Clinton and the Two Jacksons

June 23, 1992

Prospective Democratic presidential nominee Bill Clinton, after feuding for a week with the Rev. Jesse Jackson in the Sister Souljah flap, won praise yesterday from another black politician named Jackson -- this time Mayor Maynard Jackson of Atlanta. What drew Mayor Jackson's commendation was a new Clinton economic strategy paper proposing a $200 billion plan to "Rebuild America" over the next four years, much of it to go to troubled cities with large black populations.

"Dynamic, aggressive and progressive" were Mayor Jackson's adjectives. They stood in vivid contrast to Reverend Jackson's increasing complaints that Governor Clinton had launched a "sneak attack" to embarrass him by decrying rap singer Souljah's reverse racism during a meeting of the Jackson-launched Rainbow Coalition.

We suspect that Mayor Jackson's honey was as welcome as Reverend Jackson's bile to the Clinton campaign. Well behind both independent Ross Perot and Republican George Bush, Mr. Clinton is going all out to get the public's attention before the Democratic National Convention. Thus, he is signaling he will not cater to Jesse Jackson, as Walter Mondale and Michael Dukakis did in 1984 and 1988, nor will he hesitate to push centrist policy lines even at the risk of alienating the leftist fringes of his party.

His newly honed economic paper marks a sharp retreat from his call for a $30 billion "middle class tax cut" that won him votes in the early primaries and the contempt of his main opponent, former Sen. Paul E. Tsongas, for trying to "pander" his way to the White House. Instead, he would halve the price tag to the Treasury by giving middle-income citizens the choice of either a tax cut or tax credit if they have children -- but not both.

To pay for the resulting revenue loss and the cost of his "Rebuild America" program, Mr. Clinton vows to hike the taxes of the wealthiest two percent of the nation, impose heavy new levies on U.S. subsidiaries of foreign corporations and increase other taxes on business. At the same time, the Democratic leader has pared back his earlier promise of eliminating the $300-billion-plus budget deficit in four years. Now his target is to cut it in half.
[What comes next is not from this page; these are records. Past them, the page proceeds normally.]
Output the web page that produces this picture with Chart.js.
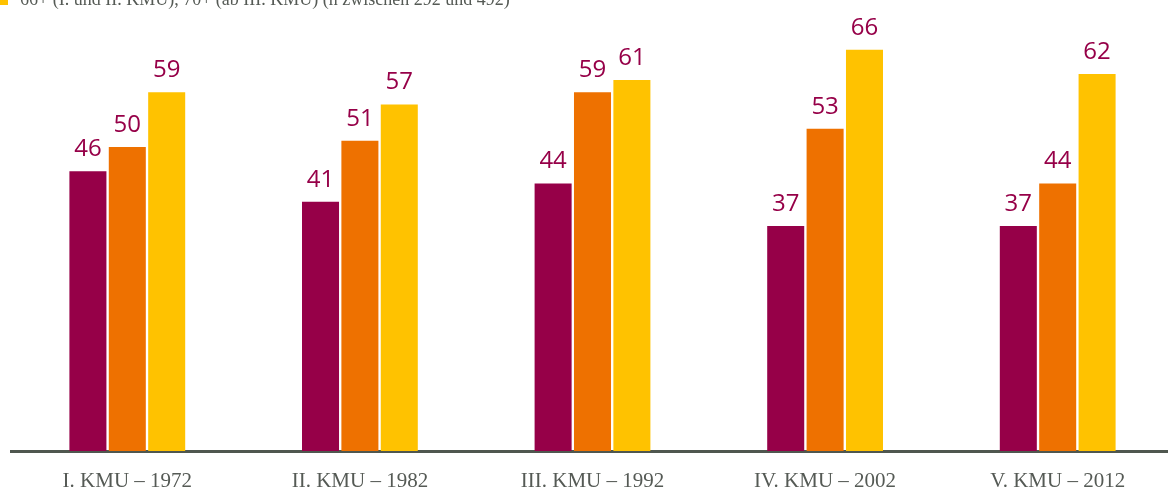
<!DOCTYPE html>
<html>
<head>
<meta charset="utf-8">
<script src="https://cdn.jsdelivr.net/npm/chart.js@4"></script>
<style>
  html, body { margin: 0; padding: 0; background: #fff; overflow: hidden; }
  #wrap { position: relative; width: 1174px; height: 489px; }
</style>
</head>
<body>
<div id="wrap"><canvas id="c" width="1174" height="489"></canvas></div>
<script>
const categories = ['I. KMU – 1972', 'II. KMU – 1982', 'III. KMU – 1992', 'IV. KMU – 2002', 'V. KMU – 2012'];
const seriesA = [46, 41, 44, 37, 37];
const seriesB = [50, 51, 59, 53, 44];
const seriesC = [59, 57, 61, 66, 62];
const seriesNames = ['', '', '66+ (I. und II. KMU), 70+ (ab III. KMU) (n zwischen 292 und 492)'];
const colors = ['#960048', '#ee7100', '#ffc200'];

const valueLabels = {
  id: 'valueLabels',
  afterDatasetsDraw(chart) {
    const ctx = chart.ctx;
    ctx.save();
    ctx.fillStyle = '#960048';
    ctx.font = '24px "Open Sans"';
    ctx.textAlign = 'center';
    ctx.textBaseline = 'alphabetic';
    chart.data.datasets.forEach((ds, i) => {
      chart.getDatasetMeta(i).data.forEach((bar, j) => {
        ctx.fillText(String(ds.data[j]), bar.x, bar.y - 15);
      });
    });
    ctx.restore();
  }
};

const topLegend = {
  id: 'topLegend',
  afterDraw(chart) {
    const ctx = chart.ctx;
    ctx.save();
    ctx.fillStyle = colors[2];
    ctx.fillRect(-2, -5, 10, 10);
    ctx.fillStyle = '#555a55';
    ctx.font = '18px "Liberation Serif"';
    ctx.textBaseline = 'alphabetic';
    ctx.textAlign = 'left';
    ctx.fillText(chart.data.datasets[2].label, 20, 5);
    ctx.restore();
  }
};

new Chart(document.getElementById('c'), {
  type: 'bar',
  data: {
    labels: categories,
    datasets: [
      { label: seriesNames[0], data: seriesA, backgroundColor: colors[0] },
      { label: seriesNames[1], data: seriesB, backgroundColor: colors[1] },
      { label: seriesNames[2], data: seriesC, backgroundColor: colors[2] }
    ]
  },
  options: {
    responsive: false,
    animation: false,
    devicePixelRatio: 1,
    layout: { padding: { left: 11, right: 0, top: 1, bottom: 0 } },
    datasets: { bar: { categoryPercentage: 0.508, barPercentage: 0.94 } },
    plugins: { legend: { display: false }, tooltip: { enabled: false } },
    scales: {
      y: { display: false, min: 0, max: 74 },
      x: {
        grid: { display: false, drawTicks: false },
        border: { display: true, color: '#4f574f', width: 3 },
        ticks: { color: '#555a55', font: { family: 'Liberation Serif', size: 21 }, padding: 18, maxRotation: 0 },
        afterFit(scale) { scale.height = 38; }
      }
    }
  },
  plugins: [valueLabels, topLegend]
});
</script>
</body>
</html>
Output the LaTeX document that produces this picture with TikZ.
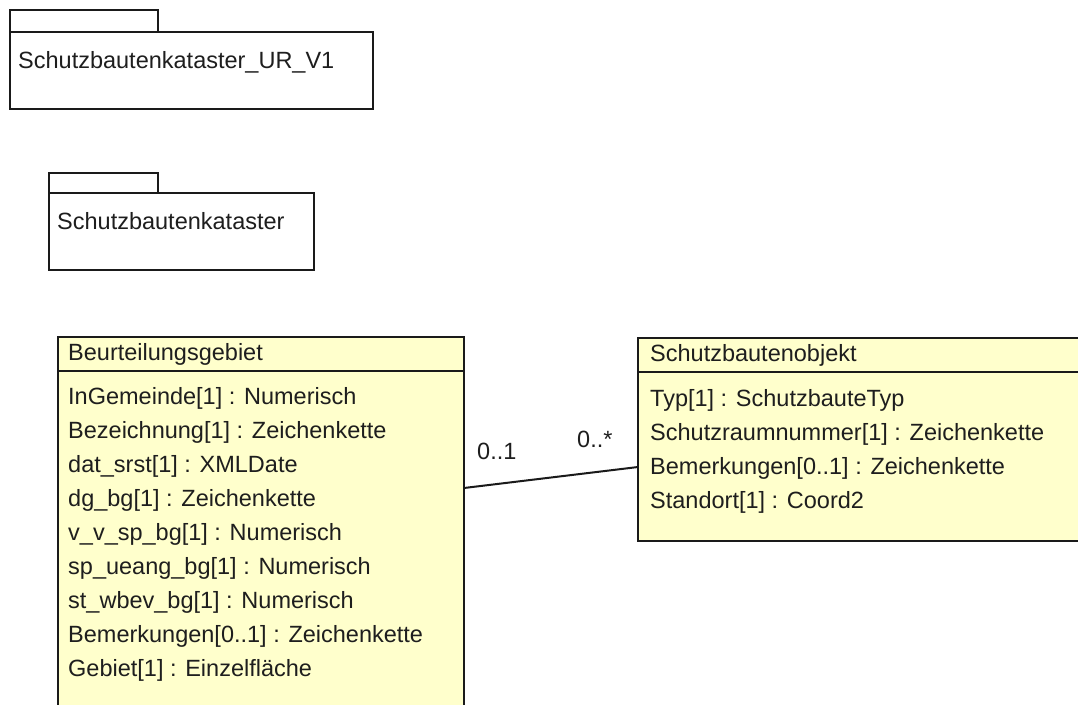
\documentclass[tikz,border=0pt]{standalone}
\usepackage{fontspec}
\setmainfont{Liberation Sans}
\definecolor{umlfill}{HTML}{FFFFCC}
\definecolor{umlline}{HTML}{1A1A1A}
\definecolor{umltext}{HTML}{1E1E1E}
\begin{document}
\begin{tikzpicture}[x=1pt,y=-1pt,
  txt/.style={anchor=base west, inner sep=0pt, font=\fontsize{23.5}{28}\selectfont, text=umltext},
  outline/.style={draw=umlline, line width=1.3pt},
  classbox/.style={outline, fill=umlfill},
  assoc/.style={draw=umlline, line width=2pt}]
\useasboundingbox (0,0) rectangle (1078,704);
\clip (0,0) rectangle (1078,704);
\fill[white] (0,0) rectangle (1078,704);

% package 1
\draw[outline] (10,10) rectangle (158,32);
\draw[outline] (10,32) rectangle (373,109);
\node[txt] (p1t) at (18,68) {Schutzbautenkataster\_UR\_V1};

% package 2
\draw[outline] (49,173) rectangle (158,193);
\draw[outline] (49,193) rectangle (314,270);
\node[txt] (p2t) at (57,229) {Schutzbautenkataster};

% class 1
\draw[classbox] (58,337) rectangle (464,720);
\draw[outline] (58,371) -- (464,371);
\node[txt] (c1h) at (68,360) {Beurteilungsgebiet};
\node[txt] (c1a1) at (68,404) {InGemeinde[1] : Numerisch};
\node[txt] (c1a2) at (68,438) {Bezeichnung[1] : Zeichenkette};
\node[txt] (c1a3) at (68,472) {dat\_srst[1] : XMLDate};
\node[txt] (c1a4) at (68,506) {dg\_bg[1] : Zeichenkette};
\node[txt] (c1a5) at (68,540) {v\_v\_sp\_bg[1] : Numerisch};
\node[txt] (c1a6) at (68,574) {sp\_ueang\_bg[1] : Numerisch};
\node[txt] (c1a7) at (68,608) {st\_wbev\_bg[1] : Numerisch};
\node[txt] (c1a8) at (68,642) {Bemerkungen[0..1] : Zeichenkette};
\node[txt] (c1a9) at (68,676) {Gebiet[1] : Einzelfläche};

% class 2
\draw[classbox] (638,338) rectangle (1095,541);
\draw[outline] (638,372) -- (1095,372);
\node[txt] (c2h) at (650,361) {Schutzbautenobjekt};
\node[txt] (c2a1) at (650,406) {Typ[1] : SchutzbauteTyp};
\node[txt] (c2a2) at (650,440) {Schutzraumnummer[1] : Zeichenkette};
\node[txt] (c2a3) at (650,474) {Bemerkungen[0..1] : Zeichenkette};
\node[txt] (c2a4) at (650,508) {Standort[1] : Coord2};

% association
\coordinate (e1) at (464,488);
\coordinate (e2) at (638,467);
\draw[assoc] (e1) -- (e2);
\node[txt] (m1) at (477,459) {0..1};
\node[txt] (m2) at (577,447) {0..*};
\end{tikzpicture}
\end{document}
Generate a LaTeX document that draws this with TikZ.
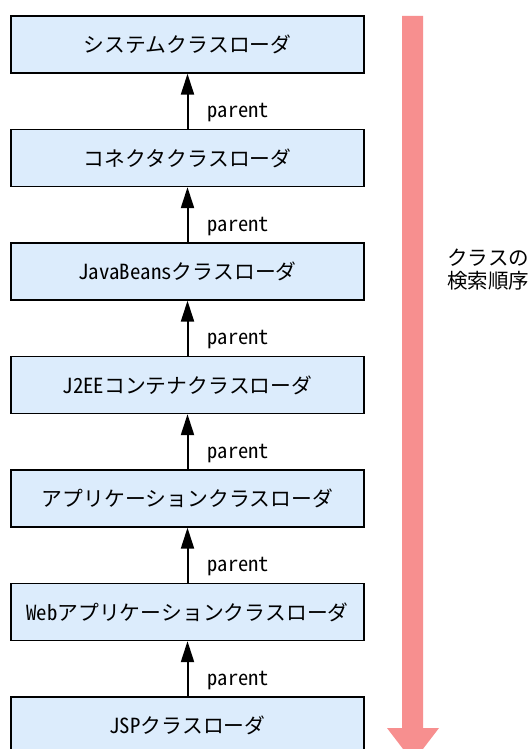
\documentclass[tikz,border=0pt]{standalone}
\usepackage{fontspec}
\setmainfont{Noto Sans Mono CJK JP}
\usetikzlibrary{arrows.meta}
\definecolor{boxfill}{RGB}{220,236,252}
\definecolor{pinkarrow}{RGB}{247,143,143}
\tikzset{
  loader/.style={draw=black, line width=1.3pt, fill=boxfill, minimum width=353pt,
    minimum height=57pt, inner sep=0pt, font=\fontsize{20.8}{23}\selectfont},
  parentarrow/.style={-{Triangle[length=21pt,width=13pt]}, line width=2pt},
  plabel/.style={anchor=base west, inner sep=0pt, font=\fontsize{20.5}{23}\selectfont},
  sidelabel/.style={anchor=west, align=left, inner sep=0pt, font=\fontsize{20.5}{23}\selectfont}
}
\begin{document}
\begin{tikzpicture}[x=1pt,y=-1pt]
\useasboundingbox (0,0) rectangle (531,749);
\clip (0,0) rectangle (531,749);
\fill[white] (0,0) rectangle (531,749);
% search order arrow
\fill[pinkarrow] (402,16) -- (423,16) -- (423,728) -- (439,728) -- (413,762) -- (387,728) -- (402,728) -- cycle;
\node[sidelabel] (order) at (447,269.5) {クラスの\\検索順序};
% loaders
\node[loader] (b1) at (187.5,44.5) {システムクラスローダ};
\node[loader] (b2) at (187.5,158) {コネクタクラスローダ};
\node[loader] (b3) at (187.5,271.5) {JavaBeansクラスローダ};
\node[loader] (b4) at (187.5,385) {J2EEコンテナクラスローダ};
\node[loader] (b5) at (187.5,498.5) {アプリケーションクラスローダ};
\node[loader] (b6) at (187.5,612) {Webアプリケーションクラスローダ};
\node[loader] (b7) at (187.5,725.5) {JSPクラスローダ};
% parent links
\foreach \lo/\hi in {b2/b1,b3/b2,b4/b3,b5/b4,b6/b5,b7/b6}{
  \draw[parentarrow] (\lo.north) -- (\hi.south);
  \node[plabel] (p\lo) at ([xshift=20pt,yshift=11pt]\lo.north) {parent};
}
\end{tikzpicture}
\end{document}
These are bound to be popular proposals at a gathering of Democrats. But Mr. Clinton's appeal for line-item veto power long denied Republican presidents and his vague gloss on financing health care for the uninsured may not go over so well. Senator Tsongas and former California Gov. Jerry Brown are far from mollified. Nor is the candidate's popularity with black office-holders like Mayor Jackson likely to silence Reverend Jackson. Democrats will be Democrats.